Banahaw, Philippines

Back in the Philippines, in Banahaw, the phone signal is erratic.  While staying overnight at a friend’s family rest house, my friend and I were given the tree house where the signal would jump up to three bars. The rest of the compound suffered the Elusive One. After a hard day of trekking, we lazed on the floor sending text messages to friends about our adventure. Below, the rest of our caravan scampered around for a signal. Every now and then we would hear a  stubborn beep signifying, “message not sent.” It went on like that for several hours, people muttering curses under their breath, shoes scuffing the damp ground as they went around chasing the signal. Then suddenly, a victorious cry, “signal!!!” The joyous exclamation was followed by three successive spiteful bleeps and then a scream, or more of a wounded animal’s wail actually - “Nooooooo!!!!! Low bat!!!!”  

Nuts Huts, Loboc, Bohol

In the heart of the Loboc jungle in Bohol, sits a quaint hostel named Nuts Huts, a page right out of Alex Garland’s novel The Beach, where a European beauty with startling aquamarine eyes plays ping pong with a businessman from Hong Kong. On a hammock, a filthy Frenchwoman reads her dog-eared Lonely Planet guide. You may say it is another world all together kept secret by towering trees and thick vegetation. It would have been a perfect escape except for one thing, the stairs. The flight of  stairs that leads from our huts down by the river up to the communal area where they served food is quite steep. Going up about 200 steps for breakfast makes their famous Big Farmer’s Omelette seem almost unappetizing. It doesn’t help when you’re already upstairs, and then suddenly remember that you left the door to your hut unlocked. This was where I was extremely grateful that the Elusive One decided to make a presence out in the jungles.  All I needed was a single bar to call whoever was left downstairs to lock the door for me.

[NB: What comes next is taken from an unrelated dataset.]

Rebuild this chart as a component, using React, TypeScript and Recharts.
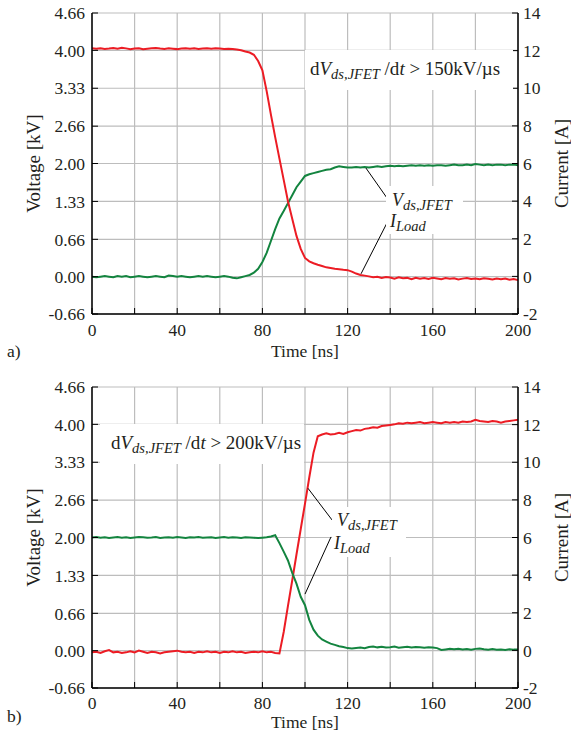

Thank God for the signal. It’s intangible, a silent but powerful presence that has become almost as vital as the throbbing heart. Without it we feel lost, disconnected. So we run around, chasing it, combing every inch of space in the outdoors  while a firefly buzzes around uncaring and the crickets thrill as if to mock us for our dependence. We raise our phones up high in the sky like  beacons, like the sword of Excalibur, beckoning the Elusive One to grace us with its almighty presence. One bar is all we need to feel safe, knowing the world is as it should be.